Given material
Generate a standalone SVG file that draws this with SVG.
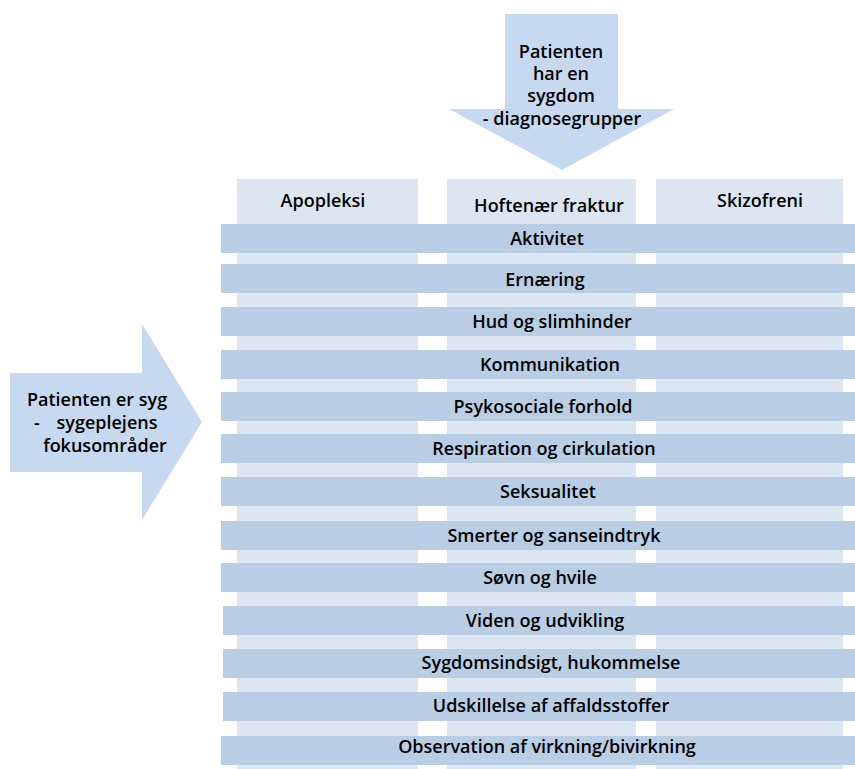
<svg xmlns="http://www.w3.org/2000/svg" width="855" height="769" viewBox="0 0 855 769">
<style>
text{font-family:"Open Sans","Liberation Sans",sans-serif;font-size:18px;font-weight:600;fill:#000;text-anchor:middle}
.arrow{fill:#C6D9F0}
.col{fill:#DCE6F2}
.bar{fill:#B9CDE5}
</style>
<rect width="855" height="769" fill="#fff"/>
<g id="top-arrow">
<polygon class="arrow" points="505,14 618,14 618,109 674,109 562,170 449,109 505,109"/>
<text x="561" y="58">Patienten</text>
<text x="561" y="80">har en</text>
<text x="561" y="102">sygdom</text>
<text x="562" y="125">- diagnosegrupper</text>
</g>
<g id="left-arrow">
<polygon class="arrow" points="10,373 142,373 142,324 202,422 142,520 142,472 10,472"/>
<text x="97" y="406">Patienten er syg</text>
<text x="37" y="429">-</text>
<text x="107" y="429">sygeplejens</text>
<text x="105" y="452">fokusområder</text>
</g>
<g id="columns">
<g id="col-apopleksi"><rect class="col" x="237" y="179" width="181" height="590"/><text x="323" y="207">Apopleksi</text></g>
<g id="col-hofte"><rect class="col" x="447" y="179" width="189" height="590"/><text x="549" y="212">Hoftenær fraktur</text></g>
<g id="col-skizofreni"><rect class="col" x="656" y="179" width="187" height="590"/><text x="760" y="207">Skizofreni</text></g>
</g>
<g id="bars">
<g id="b1"><rect class="bar" x="221" y="224" width="634" height="29"/><text x="547" y="245">Aktivitet</text></g>
<g id="b2"><rect class="bar" x="221" y="264" width="634" height="29"/><text x="545" y="286">Ernæring</text></g>
<g id="b3"><rect class="bar" x="221" y="307" width="634" height="29"/><text x="552" y="328">Hud og slimhinder</text></g>
<g id="b4"><rect class="bar" x="221" y="350" width="634" height="29"/><text x="550" y="371">Kommunikation</text></g>
<g id="b5"><rect class="bar" x="221" y="392" width="634" height="29"/><text x="543" y="413">Psykosociale forhold</text></g>
<g id="b6"><rect class="bar" x="221" y="434" width="634" height="29"/><text x="544" y="455">Respiration og cirkulation</text></g>
<g id="b7"><rect class="bar" x="221" y="477" width="634" height="29"/><text x="548" y="498">Seksualitet</text></g>
<g id="b8"><rect class="bar" x="221" y="521" width="634" height="29"/><text x="554" y="542">Smerter og sanseindtryk</text></g>
<g id="b9"><rect class="bar" x="221" y="563" width="634" height="29"/><text x="540" y="584">Søvn og hvile</text></g>
<g id="b10"><rect class="bar" x="223" y="606" width="632" height="29"/><text x="545" y="627">Viden og udvikling</text></g>
<g id="b11"><rect class="bar" x="223" y="649" width="632" height="29"/><text x="551" y="669">Sygdomsindsigt, hukommelse</text></g>
<g id="b12"><rect class="bar" x="223" y="692" width="632" height="29"/><text x="551" y="712">Udskillelse af affaldsstoffer</text></g>
<g id="b13"><rect class="bar" x="221" y="736" width="634" height="29"/><text x="547" y="753">Observation af virkning/bivirkning</text></g>
</g>
<g id="connectors"/>
</svg>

Problem
In your copy of the listing above, reproduce each line exactly and omit all pictures.

The answer
Generate a standalone SVG file that draws this with SVG.
<svg xmlns="http://www.w3.org/2000/svg" width="855" height="769" viewBox="0 0 855 769">
<style>
text{font-family:"Open Sans","Liberation Sans",sans-serif;font-size:18px;font-weight:600;fill:#000;text-anchor:middle}
.arrow{fill:#C6D9F0}
.col{fill:#DCE6F2}
.bar{fill:#B9CDE5}
</style>
<rect width="855" height="769" fill="#fff"/>
<g id="top-arrow">
<polygon class="arrow" points="505,14 618,14 618,109 674,109 562,170 449,109 505,109"/>
<text x="561" y="58">Patienten</text>
<text x="561" y="80">har en</text>
<text x="561" y="102">sygdom</text>
<text x="562" y="125">- diagnosegrupper</text>
</g>
<g id="left-arrow">
<polygon class="arrow" points="10,373 142,373 142,324 202,422 142,520 142,472 10,472"/>
<text x="97" y="406">Patienten er syg</text>
<text x="37" y="429">-</text>
<text x="107" y="429">sygeplejens</text>
<text x="105" y="452">fokusområder</text>
</g>
<g id="columns">
<g id="col-apopleksi"><rect class="col" x="237" y="179" width="181" height="590"/><text x="323" y="207">Apopleksi</text></g>
<g id="col-hofte"><rect class="col" x="447" y="179" width="189" height="590"/><text x="549" y="212">Hoftenær fraktur</text></g>
<g id="col-skizofreni"><rect class="col" x="656" y="179" width="187" height="590"/><text x="760" y="207">Skizofreni</text></g>
</g>
<g id="bars">
<g id="b1"><rect class="bar" x="221" y="224" width="634" height="29"/><text x="547" y="245">Aktivitet</text></g>
<g id="b2"><rect class="bar" x="221" y="264" width="634" height="29"/><text x="545" y="286">Ernæring</text></g>
<g id="b3"><rect class="bar" x="221" y="307" width="634" height="29"/><text x="552" y="328">Hud og slimhinder</text></g>
<g id="b4"><rect class="bar" x="221" y="350" width="634" height="29"/><text x="550" y="371">Kommunikation</text></g>
<g id="b5"><rect class="bar" x="221" y="392" width="634" height="29"/><text x="543" y="413">Psykosociale forhold</text></g>
<g id="b6"><rect class="bar" x="221" y="434" width="634" height="29"/><text x="544" y="455">Respiration og cirkulation</text></g>
<g id="b7"><rect class="bar" x="221" y="477" width="634" height="29"/><text x="548" y="498">Seksualitet</text></g>
<g id="b8"><rect class="bar" x="221" y="521" width="634" height="29"/><text x="554" y="542">Smerter og sanseindtryk</text></g>
<g id="b9"><rect class="bar" x="221" y="563" width="634" height="29"/><text x="540" y="584">Søvn og hvile</text></g>
<g id="b10"><rect class="bar" x="223" y="606" width="632" height="29"/><text x="545" y="627">Viden og udvikling</text></g>
<g id="b11"><rect class="bar" x="223" y="649" width="632" height="29"/><text x="551" y="669">Sygdomsindsigt, hukommelse</text></g>
<g id="b12"><rect class="bar" x="223" y="692" width="632" height="29"/><text x="551" y="712">Udskillelse af affaldsstoffer</text></g>
<g id="b13"><rect class="bar" x="221" y="736" width="634" height="29"/><text x="547" y="753">Observation af virkning/bivirkning</text></g>
</g>
<g id="connectors"/>
</svg>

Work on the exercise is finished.